I had a small seedling that never did very well. I finally pitched it thinking I had a dud. Time to try again as I really love this species.


----------



## JeanLux (Jul 14, 2012)

Great acquisition Abax!!!!

and lovely plant and spikes/blooms Ross !!!!

(I have 2 of them in low spikes act.)

Jean


----------



## Ray (Jul 14, 2012)

I bought a Chinese-bred henryanum from Holger Pernar at the NCOS Paph Forum in February, and it looks like it's about to spike for me.


----------



## W. Beetus (Jul 14, 2012)

Great additions! I have always been quite satisfied with plants from Tom.


----------



## abax (Jul 15, 2012)

Thank you so much for the beautiful photo, paphreek. Mine is a small two growth plant, so I've got something
exciting to look forward to. On the other hand, the venustum is in low bud and I can watch it to death and
cheer it on. Among other reasons, I'm growing lots of Paphs. to teach me patience.

Pawtuckit, you already know I'm trying very hard not to acquire yet another addiction. I'm on the don't
get into cameras again ten step program and doing reasonably well...so far. However, with a new furry
member of the family and a newly opened In-Charm somethingorother, I'm sorely tempted.

Ray, looking forward to seeing your plant in bloom.


----------



## Ray (Jul 15, 2012)

abax said:


> Ray, looking forward to seeing your plant in bloom.


Me too. Hope it likes it real hot and humid.


----------



## Rick (Jul 15, 2012)

Ray said:


> Me too. Hope it likes it real hot and humid.

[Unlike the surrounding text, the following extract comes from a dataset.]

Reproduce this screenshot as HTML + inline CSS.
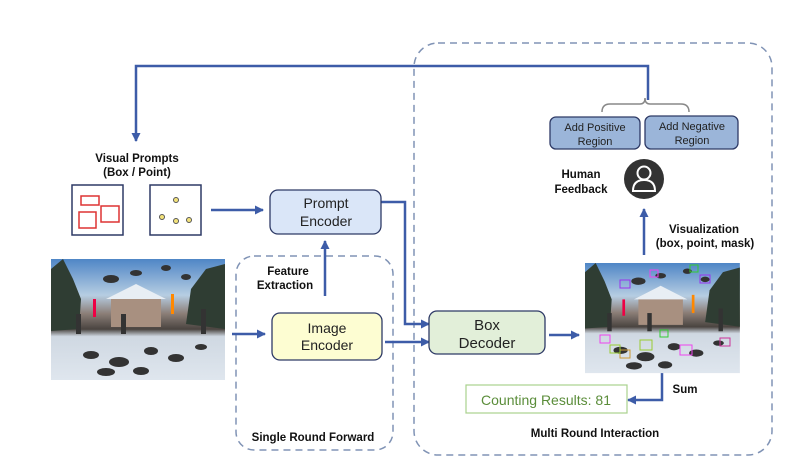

One of my own henry's is in low spike now too. 2nd year in a row for it, so I don't think it will have a problem with hot and humid.


----------



## newbud (Jul 15, 2012)

My two cents for Tom: 






Nicely packed, arrived in good shape, exactly what I thought I was paying for.
Not henry's though, but still nice plants.
Hanne Popow and schlimii.


----------



## abax (Jul 16, 2012)

Isn't opening those orchid boxes fun??!! Even my dogs look forward to orchid deliveries...they get to chase styrofoam peanuts all over the kitchen floor. Five dogs and
floating peanuts makes for a great time.


----------



## JeanLux (Jul 16, 2012)

abax said:


> ....they get to chase styrofoam peanuts all over the kitchen floor. * Five dogs *and
> floating peanuts makes for a great time.

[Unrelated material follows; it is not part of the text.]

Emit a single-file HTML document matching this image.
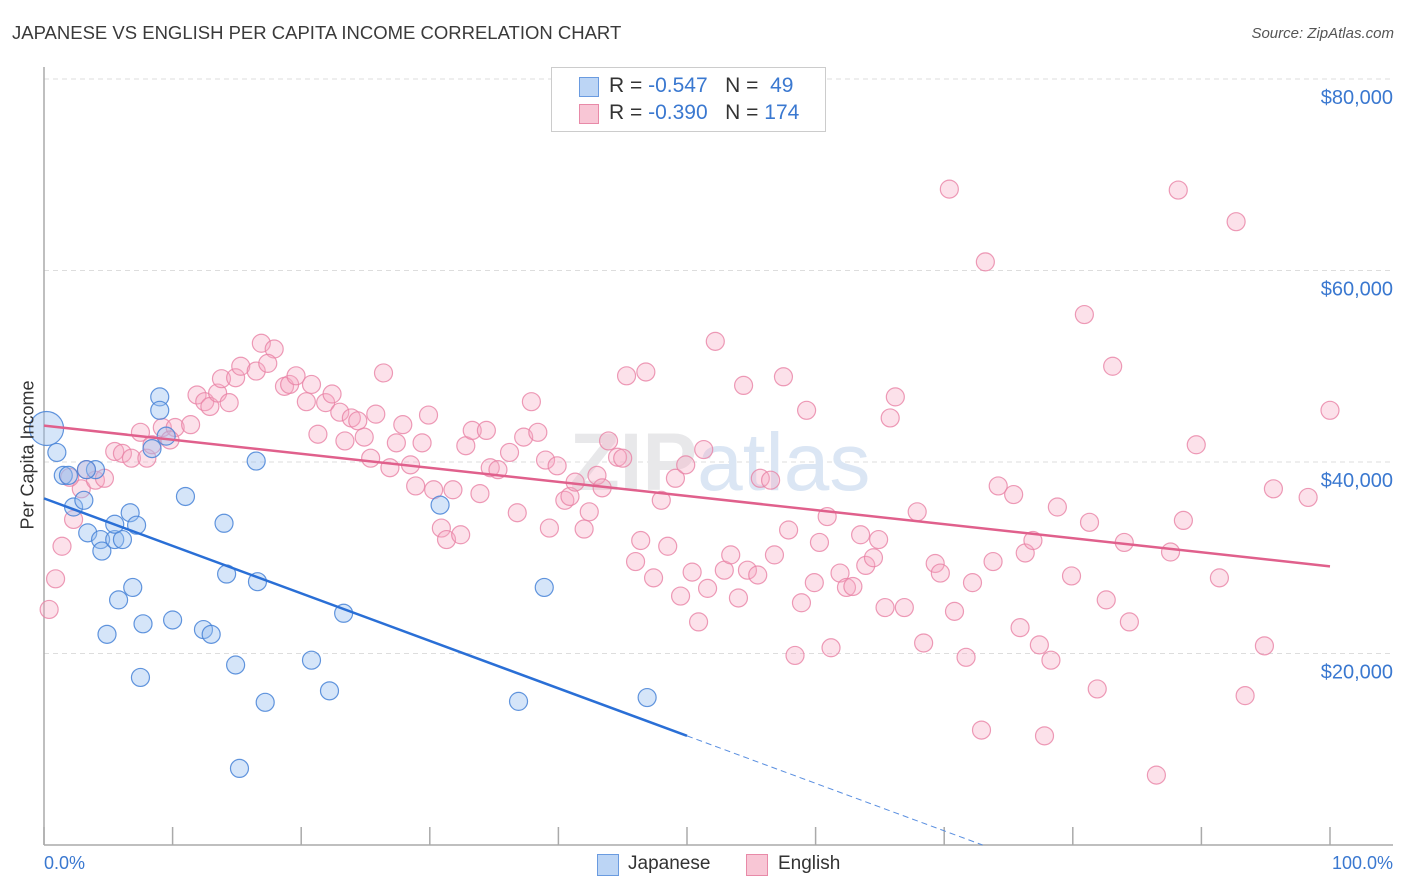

OM. , That must be some family :drool: !!! Jean


----------



## Stone (Jul 17, 2012)

Picking up an orchid package from the post office and looking at it sitting on the passenger seat while you drive home is right up there in the excitement stakes for me these days:drool:.....Pretty sad really


----------



## SlipperKing (Jul 19, 2012)

I can't get too excited. I have tell the wife it's a package for the neighbor


----------



## abax (Jul 20, 2012)

Stone, I don't think that's sad. I'm an old fart and I get my
excitement wherever and whenever I can.

[email protected]

Jean, we have five dogs, three cats and two parrots. There's always something fun going on in this zoo!


----------



## Rick (Jul 20, 2012)

SlipperKing said:


> I can't get too excited. I have tell the wife it's a package for the neighbor



Yes, I generally slip in undercover of darkness:evil:


----------



## emydura (Jul 20, 2012)

Rick said:


> Yes, I generally slip in undercover of darkness:evil:



I generally have most things delivered to my workplace and sneak it into the glasshouse.  I was even buying things on my bosses credit card to make it more difficult to trace. There were many levels of deception. :evil:


----------